Margaret Edson’s play, Wit is an incredibly moving and yet funny play. In the opening scene, we are introduced to Dr. Vivian Bearing. She is an English professor specializing in the works of John Donne, and she is diagnosed with stage four ovarian cancer. Vivian tells the audience, “There is no stage five” (Edson 12). Vivian knows from the first moments of the play that she is going to die. In fact, she tells the audience as much within the first few pages: “It is not my intention to give away the plot; but I think I die at the end” (Edson 6). I think it is the intimacy with the audience that allows the play to be both moving and funny. Vivian speaks to the audience throughout the play, which tells the story of her diagnosis, treatment, and ultimate death. We learn that she was dedicated to her work, to the point of rejecting personal relationships. While Vivian is extremely intelligent, and knows it, she is ultimately without power in the face of cancer. Near the end of the play, once she has become very sick, Vivian finally has a visitor. Her former English professor comes to see Vivian and reads her a children’s story, rather than John Donne. I think the choice of The Runaway Bunny as opposed to a poem by John Donne shows how much Vivian has changed as a result of her experience with cancer.

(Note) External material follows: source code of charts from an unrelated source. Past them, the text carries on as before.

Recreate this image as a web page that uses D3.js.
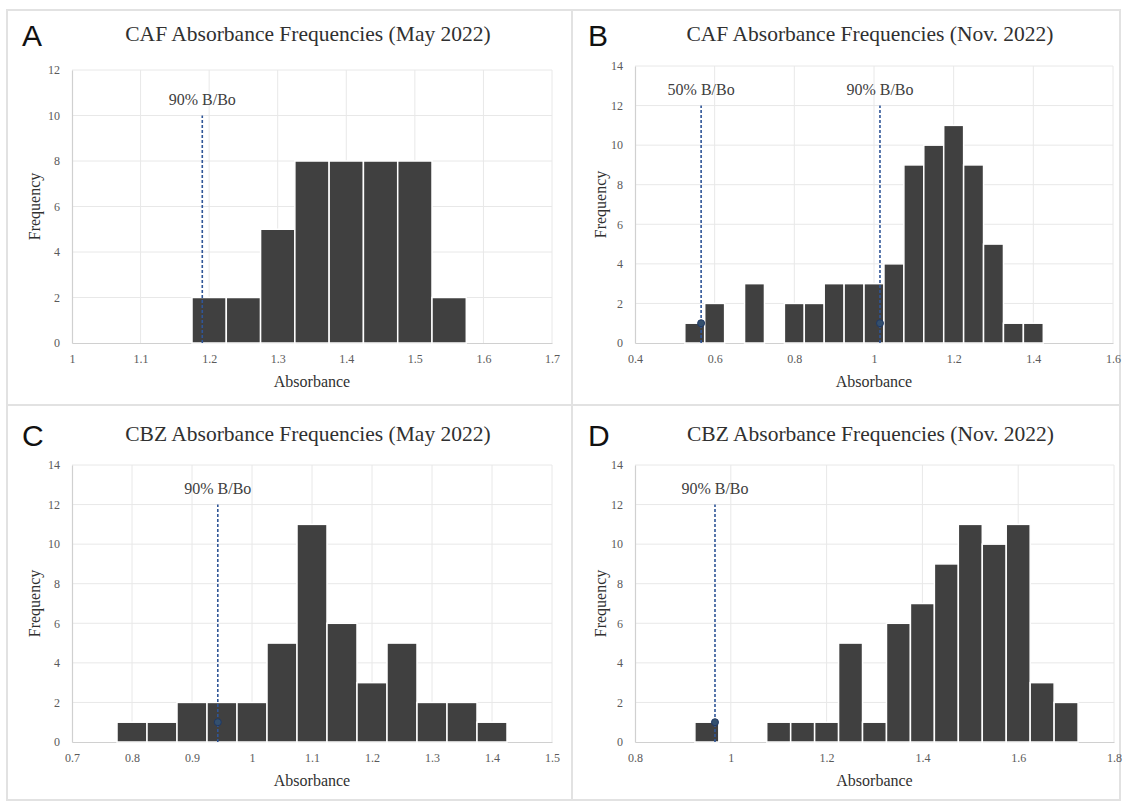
<!DOCTYPE html>
<html>
<head>
<meta charset="utf-8">
<script src="https://cdn.jsdelivr.net/npm/d3@7"></script>
<style>
  body { margin: 0; background: #fff; }
  svg { display: block; }
</style>
</head>
<body>
<svg id="chart"></svg>
<script>
const width = 1123;
const height = 802;

// bin centres (bin width 0.05) and counts
const binWidth = 0.05;

const cafMayBins = [1.2, 1.25, 1.3, 1.35, 1.4, 1.45, 1.5, 1.55];
const cafMayCounts = [2, 2, 5, 8, 8, 8, 8, 2];

const cafNovBins = [0.55, 0.6, 0.65, 0.7, 0.75, 0.8, 0.85, 0.9, 0.95, 1.0, 1.05, 1.1, 1.15, 1.2, 1.25, 1.3, 1.35, 1.4];
const cafNovCounts = [1, 2, 0, 3, 0, 2, 2, 3, 3, 3, 4, 9, 10, 11, 9, 5, 1, 1];

const cbzMayBins = [0.8, 0.85, 0.9, 0.95, 1.0, 1.05, 1.1, 1.15, 1.2, 1.25, 1.3, 1.35, 1.4];
const cbzMayCounts = [1, 1, 2, 2, 2, 5, 11, 6, 3, 5, 2, 2, 1];

const cbzNovBins = [0.95, 1.0, 1.05, 1.1, 1.15, 1.2, 1.25, 1.3, 1.35, 1.4, 1.45, 1.5, 1.55, 1.6, 1.65, 1.7];
const cbzNovCounts = [1, 0, 0, 1, 1, 1, 5, 1, 6, 7, 9, 11, 10, 11, 3, 2];

// axis ticks
const cafMayXTicks = [1, 1.1, 1.2, 1.3, 1.4, 1.5, 1.6, 1.7];
const cafNovXTicks = [0.4, 0.6, 0.8, 1, 1.2, 1.4, 1.6];
const cbzMayXTicks = [0.7, 0.8, 0.9, 1, 1.1, 1.2, 1.3, 1.4, 1.5];
const cbzNovXTicks = [0.8, 1, 1.2, 1.4, 1.6, 1.8];
const yTicks12 = [0, 2, 4, 6, 8, 10, 12];
const yTicks14 = [0, 2, 4, 6, 8, 10, 12, 14];

// B/Bo reference lines: absorbance, label, height of the line (frequency)
const cafMayRefX = [1.19];
const cafMayRefLabels = ["90% B/Bo"];
const cafMayRefTop = 10;
const cafNovRefX = [0.566, 1.015];
const cafNovRefLabels = ["50% B/Bo", "90% B/Bo"];
const cafNovRefTop = 12;
const cbzMayRefX = [0.943];
const cbzMayRefLabels = ["90% B/Bo"];
const cbzMayRefTop = 12;
const cbzNovRefX = [0.967];
const cbzNovRefLabels = ["90% B/Bo"];
const cbzNovRefTop = 12;

const titles = [
  "CAF Absorbance Frequencies (May 2022)",
  "CAF Absorbance Frequencies (Nov. 2022)",
  "CBZ Absorbance Frequencies (May 2022)",
  "CBZ Absorbance Frequencies (Nov. 2022)"
];
const letters = ["A", "B", "C", "D"];

const panels = [
  { bins: cafMayBins, counts: cafMayCounts, xTicks: cafMayXTicks, yTicks: yTicks12,
    refX: cafMayRefX, refLabels: cafMayRefLabels, refTop: cafMayRefTop, marker: false,
    box: { left: 72, right: 552, top: 70, bottom: 343 }, ox: 0, oy: 0 },
  { bins: cafNovBins, counts: cafNovCounts, xTicks: cafNovXTicks, yTicks: yTicks14,
    refX: cafNovRefX, refLabels: cafNovRefLabels, refTop: cafNovRefTop, marker: true,
    box: { left: 635, right: 1113, top: 66, bottom: 343 }, ox: 566, oy: 0 },
  { bins: cbzMayBins, counts: cbzMayCounts, xTicks: cbzMayXTicks, yTicks: yTicks14,
    refX: cbzMayRefX, refLabels: cbzMayRefLabels, refTop: cbzMayRefTop, marker: true,
    box: { left: 72, right: 552, top: 465, bottom: 742 }, ox: 0, oy: 400 },
  { bins: cbzNovBins, counts: cbzNovCounts, xTicks: cbzNovXTicks, yTicks: yTicks14,
    refX: cbzNovRefX, refLabels: cbzNovRefLabels, refTop: cbzNovRefTop, marker: true,
    box: { left: 635, right: 1114, top: 465, bottom: 742 }, ox: 566, oy: 400 }
];

const serif = "Liberation Serif, DejaVu Serif, serif";

const svg = d3.select("#chart")
  .attr("width", width)
  .attr("height", height);

svg.append("rect").attr("width", width).attr("height", height).attr("fill", "#fff");

// panel frames
const frame = svg.append("g").attr("stroke", "#e2e2e2").attr("stroke-width", 2).attr("fill", "none");
frame.append("rect").attr("x", 7).attr("y", 10).attr("width", 1113).attr("height", 790);
frame.append("line").attr("x1", 572).attr("x2", 572).attr("y1", 10).attr("y2", 800);
frame.append("line").attr("x1", 7).attr("x2", 1120).attr("y1", 405).attr("y2", 405);

panels.forEach((p, i) => {
  const b = p.box;
  const x = d3.scaleLinear()
    .domain([p.xTicks[0], p.xTicks[p.xTicks.length - 1]])
    .range([b.left, b.right]);
  const y = d3.scaleLinear()
    .domain([0, p.yTicks[p.yTicks.length - 1]])
    .range([b.bottom, b.top]);

  const g = svg.append("g");

  // gridlines
  g.append("g")
    .selectAll("line.h")
    .data(p.yTicks.slice(1))
    .join("line")
    .attr("x1", b.left).attr("x2", b.right)
    .attr("y1", d => y(d)).attr("y2", d => y(d))
    .attr("stroke", "#e8e8e8").attr("stroke-width", 1);
  g.append("g")
    .selectAll("line.v")
    .data(p.xTicks.slice(1))
    .join("line")
    .attr("x1", d => x(d)).attr("x2", d => x(d))
    .attr("y1", b.top).attr("y2", b.bottom)
    .attr("stroke", "#e8e8e8").attr("stroke-width", 1);

  // axes
  const xAxis = g.append("g")
    .attr("transform", `translate(0,${b.bottom})`)
    .call(d3.axisBottom(x).tickValues(p.xTicks).tickSize(0).tickPadding(11).tickFormat(d3.format("~g")));
  const yAxis = g.append("g")
    .attr("transform", `translate(${b.left},0)`)
    .call(d3.axisLeft(y).tickValues(p.yTicks).tickSize(0).tickPadding(12));
  [xAxis, yAxis].forEach(a => {
    a.select(".domain").attr("stroke", "#d0d0d0").attr("stroke-width", 1.2);
    a.selectAll("text")
      .attr("fill", "#5a5a5a")
      .attr("font-family", serif)
      .attr("font-size", 12);
  });

  // bars
  g.append("g")
    .selectAll("rect")
    .data(p.bins.map((c, k) => ({ c: c, n: p.counts[k] })).filter(d => d.n > 0))
    .join("rect")
    .attr("x", d => x(d.c - binWidth / 2))
    .attr("width", d => x(d.c + binWidth / 2) - x(d.c - binWidth / 2))
    .attr("y", d => y(d.n))
    .attr("height", d => y(0) - y(d.n))
    .attr("fill", "#404040")
    .attr("stroke", "#ffffff")
    .attr("stroke-width", 1.5);

  // reference lines
  p.refX.forEach((rx, k) => {
    g.append("line")
      .attr("x1", x(rx)).attr("x2", x(rx))
      .attr("y1", y(0)).attr("y2", y(p.refTop))
      .attr("stroke", "#2f5597")
      .attr("stroke-width", 1.6)
      .attr("stroke-dasharray", "3,2");
    if (p.marker) {
      g.append("circle")
        .attr("cx", x(rx)).attr("cy", y(1))
        .attr("r", 3.5)
        .attr("fill", "#34506e")
        .attr("stroke", "#1f3864")
        .attr("stroke-width", 1);
    }
    g.append("text")
      .attr("x", x(rx))
      .attr("y", y(p.refTop) - 11)
      .attr("text-anchor", "middle")
      .attr("fill", "#404040")
      .attr("font-family", serif)
      .attr("font-size", 16)
      .text(p.refLabels[k]);
  });

  // title and panel letter
  svg.append("text")
    .attr("x", (b.left + b.right) / 2 - 4)
    .attr("y", p.oy + 41)
    .attr("text-anchor", "middle")
    .attr("fill", "#303030")
    .attr("font-family", serif)
    .attr("font-size", 21.5)
    .text(titles[i]);
  svg.append("text")
    .attr("x", p.ox + 22)
    .attr("y", p.oy + 46)
    .attr("fill", "#111")
    .attr("font-family", "Liberation Sans, Arial, sans-serif")
    .attr("font-size", 30)
    .text(letters[i]);

  // axis titles
  svg.append("text")
    .attr("x", (b.left + b.right) / 2)
    .attr("y", b.bottom + 44)
    .attr("text-anchor", "middle")
    .attr("fill", "#303030")
    .attr("font-family", serif)
    .attr("font-size", 16)
    .text("Absorbance");
  svg.append("text")
    .attr("transform", `translate(${p.ox + 40},${(b.top + b.bottom) / 2}) rotate(-90)`)
    .attr("text-anchor", "middle")
    .attr("fill", "#303030")
    .attr("font-family", serif)
    .attr("font-size", 16)
    .text("Frequency");
});
</script>
</body>
</html>
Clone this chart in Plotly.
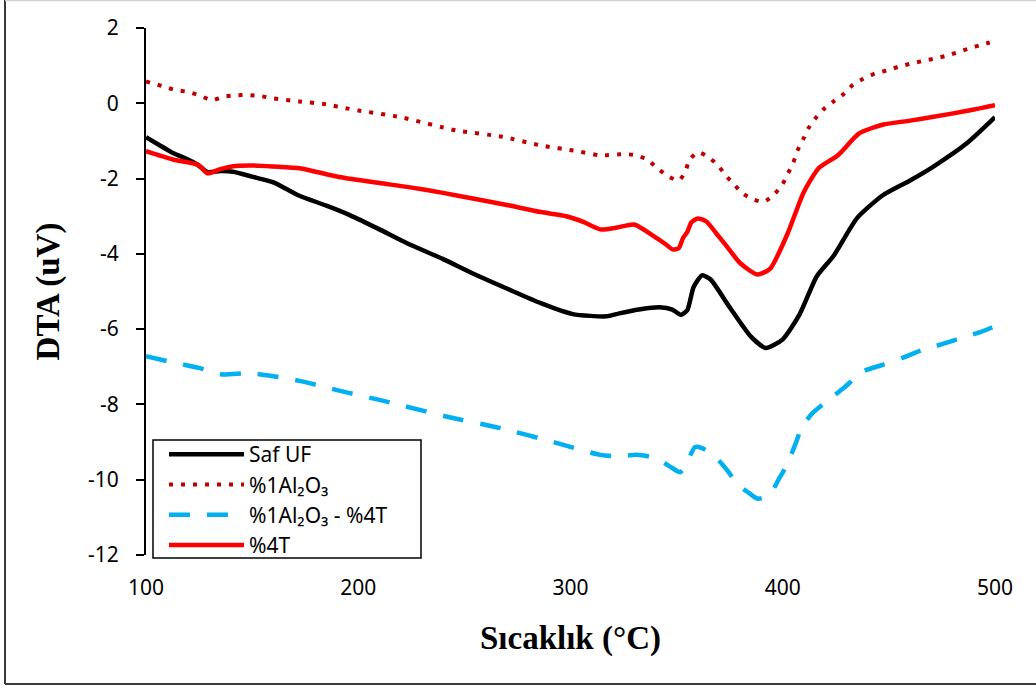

The form of drama allows the audience to become immediately connected, and invested, in the character of Vivian. Within a couple of hours (and with the help of flashbacks), the audience is able to experience all of the following: her insecurities as a college student, her frustration as a professor, her diagnosis, her treatment, and her death. It isn’t just a description of these events; the audience actually sees the events take place. Throughout the play, Vivian offers her own commentary on the past and present. The use of drama as opposed to a novel or other form supports the intimate nature of this play. It allows Vivian to become well-rounded human being, rather than being defined only as a victim of cancer. Additionally, the use of drama also allows the audience to experience the intense, fast paced nature of the final scene. Vivian’s death is powerful and gripping. It is a raw and emotional experience for the audience after learning so much about her over the course of the play. I don’t believe any other writing form could capture this intensity in quite the same way.
Edson, Margaret. Wit. New York: Dramatists Play Service, 1999. Print.